Advanced countries tend to dictate terms to their own advantage to an extent scholars were unaware of until a few years ago, when Goldstein helped collect and digitize newly declassified documents on the origins the General Agreement on Tariffs and Trade.

After studying the behind-the-scenes jockeying that led to GATT’s formation in 1947, Goldstein has concluded that the negotiations were, in reality, strikingly bilateral in nature.

“The benefits went mainly to big countries,” says Goldstein, who has recently co-authored a report, “Opening Markets: Rules, Norms and Bargaining in Trade Treaties,” detailing her findings. “For third-party nations that were supposed to benefit without kicking anything in, there was no free lunch.”

Trade negotiations are highly secretive and their details rarely disclosed, even after the fact. The insights into those early GATT negotiations offer invaluable lessons into the dynamics that shape trade treaties.

“The mechanisms behind trade deals are imperfect,” says Goldstein. “Having such great historical detail about how individuals, people and nations fundamentally interact with each other is very rare and tells us that how trade treaties in multilateral settings have been done hasn’t worked very well.” In the last two decades, bilateral trade pacts have been on the rise.
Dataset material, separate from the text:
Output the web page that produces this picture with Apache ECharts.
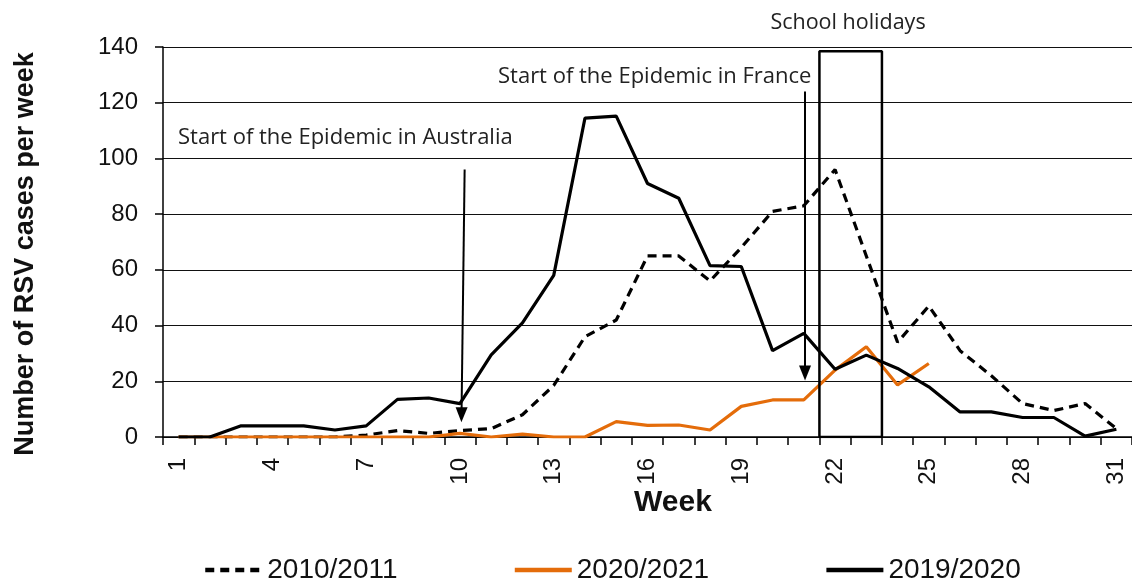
<!DOCTYPE html>
<html><head><meta charset="utf-8">
<script src="https://cdn.jsdelivr.net/npm/echarts@6/dist/echarts.min.js"></script>
<style>html,body{margin:0;padding:0;background:#fff}#c{width:1132px;height:582px}</style>
</head><body><div id="c"></div>
<script>
var weeks = ['1','2','3','4','5','6','7','8','9','10','11','12','13','14','15','16','17','18','19','20','21','22','23','24','25','26','27','28','29','30','31'];
var s2010 = [0,0,0,0,0,0,0.7,2.3,1.3,2.3,3,8,18.5,36,42,65,65,56,68,81,83,96,65,34,47,31,22,12,9.5,12,3];
var s2020 = [0,0,0,0,0,0,0,0,0,1.3,0,1,0,0,5.5,4.2,4.3,2.5,11,13.3,13.3,24,32.4,18.7,26.4,null,null,null,null,null,null];
var s2019 = [0,0,4,4,4,2.5,4,13.5,14,12,29.5,41,58,114.5,115.2,91,85.7,61.5,61.2,31,37.2,24.3,29.4,24.6,18,9,9,7,7,0.3,2.8];
var seriesNames = ['2010/2011','2020/2021','2019/2020'];
var yTicks = {min:0, max:140, interval:20};
// annotation geometry in data units (hidden value x-axis 0.5..31.5)
var holidayBox = [[21.5,0],[21.5,138.5],[23.5,138.5],[23.5,0],[21.5,0]];
var arrowAus = [[10.15,96],[10.05,8]];
var arrowFra = [[21.04,124],[21.04,23]];

var chart = echarts.init(document.getElementById('c'));
var annFont = '"Open Sans", sans-serif';
var clear = 'rgba(0,0,0,0)';
chart.setOption({
  animation:false,
  grid:{left:163,right:0,top:47,bottom:145,containLabel:false},
  legend:{
    data:seriesNames, left:203, top:556, itemGap:115, itemWidth:57, itemHeight:14,
    lineStyle:{width:4.5},
    padding:0, textStyle:{fontFamily:'"Liberation Sans", Arial, sans-serif', fontSize:28, color:'#111'}
  },
  xAxis:[{
    type:'category', data:weeks, boundaryGap:true,
    axisLine:{lineStyle:{color:'#000', width:1.5}},
    axisTick:{show:true, interval:0, length:8, lineStyle:{color:'#000', width:1.5}},
    axisLabel:{interval:2, rotate:90, margin:21, fontSize:24, color:'#111', fontFamily:'"Liberation Sans", Arial, sans-serif'},
    splitLine:{show:false}
  },{
    type:'value', min:0.5, max:31.5, show:false
  }],
  yAxis:{
    type:'value', min:yTicks.min, max:yTicks.max, interval:yTicks.interval,
    axisLine:{show:true, lineStyle:{color:'#000', width:1.5}},
    axisTick:{show:true, length:8, lineStyle:{color:'#000', width:1.5}},
    axisLabel:{margin:25, fontSize:24, color:'#111', fontFamily:'"Liberation Sans", Arial, sans-serif'},
    splitLine:{show:true, lineStyle:{color:'#111', width:1.2}}
  },
  graphic:[
    {type:'text', rotation:Math.PI/2, x:26, y:254, style:{text:'Number of RSV cases per week', font:'bold 27px "Liberation Sans", Arial, sans-serif', fill:'#111', textAlign:'center', textVerticalAlign:'middle'}},
    {type:'text', x:673, y:503, style:{text:'Week', font:'bold 30px "Liberation Sans", Arial, sans-serif', fill:'#111', textAlign:'center', textVerticalAlign:'middle'}},
    {type:'text', x:178, y:138, style:{text:'Start of the Epidemic in Australia', font:'22px '+annFont, fill:'#222', textAlign:'left', textVerticalAlign:'middle'}},
    {type:'text', x:498, y:77, style:{text:'Start of the Epidemic in France', font:'22px '+annFont, fill:'#222', textAlign:'left', textVerticalAlign:'middle'}},
    {type:'text', x:848, y:23, style:{text:'School holidays', font:'21.5px '+annFont, fill:'#222', textAlign:'center', textVerticalAlign:'middle'}}
  ],
  series:[
    {name:seriesNames[0], type:'line', data:s2010, symbol:'circle', showSymbol:false, lineStyle:{color:'#000', width:3.2, type:[9,6]}, itemStyle:{color:clear}, z:2},
    {name:seriesNames[1], type:'line', data:s2020, symbol:'circle', showSymbol:false, lineStyle:{color:'#E46C0A', width:3.2}, itemStyle:{color:clear}, z:3},
    {name:seriesNames[2], type:'line', data:s2019, symbol:'circle', showSymbol:false, lineStyle:{color:'#000', width:3.2}, itemStyle:{color:clear}, z:4},
    {name:'box', type:'line', xAxisIndex:1, data:holidayBox, symbol:'none', lineStyle:{color:'#000', width:2.5}, z:5, silent:true,
     markLine:{silent:true, symbol:['none','triangle'], symbolSize:[12,15], label:{show:false},
       lineStyle:{color:'#000', width:2, type:'solid'},
       data:[[{coord:arrowAus[0]},{coord:arrowAus[1]}],[{coord:arrowFra[0]},{coord:arrowFra[1]}]]}}
  ]
});
</script></body></html>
There are now roughly 500 of them.

For more than three decades, Goldstein has been fascinated by trade politics — primarily, why leaders think that opening or closing trade borders is good or bad at any particular moment in time and the arguments they use to enact and enforce trade laws.

She’s found that, from at least the 1820s on, political attitudes have fallen into three categories: open trade is good; open trade is bad because it enables other countries to cheat; or, open trade is neither good nor bad as long as it redistributes wealth to the less fortunate.

Goldstein has authored, co-authored and edited six books, including Transatlantic Perspectives on Diplomacy and Diversity in 2015 and The Evolution of the Trade Machine: Politics, Law, and Economics of the GATT and the WTO. Since 2007, she has also been running a public opinion poll reflecting the views of 6,000 Americans on trade, immigration and other foreign policy issues.

After earning a Masters in international affairs from Columbia and a PhD in political science from UCLA, Goldstein joined Stanford’s faculty full-time in 1981. She has led the university’s political science department since 2014.

To Goldstein, GATT was far more effective at promoting global trade than the WTO. Unlike its successor, GATT was largely member-driven: Rules were intentionally ambiguous so as to allow countries to balance competing interests at home with their commitment to trade liberalization.

The WTO offers no such flexibility, she says. Its mandates are more specific, stricter and require that all member nations comply or risk landing in court. In the face of potentially severe repercussions, countries have become reluctant to strike deals. The WTO has yet to produce a single trade agreement.

Even so, Goldstein believes its future lies in its judicial role. To that end, she believes that the organization’s track record to date in holding members accountable when they cheat that has prevented trade wars from erupting even as countries have become more protectionist.

“The WTO is acting more as insurance” against outbreaks of trade disputes, says Goldstein. It will survive — but, just like the ideology behind multiculturalism, not in the way originally envisioned.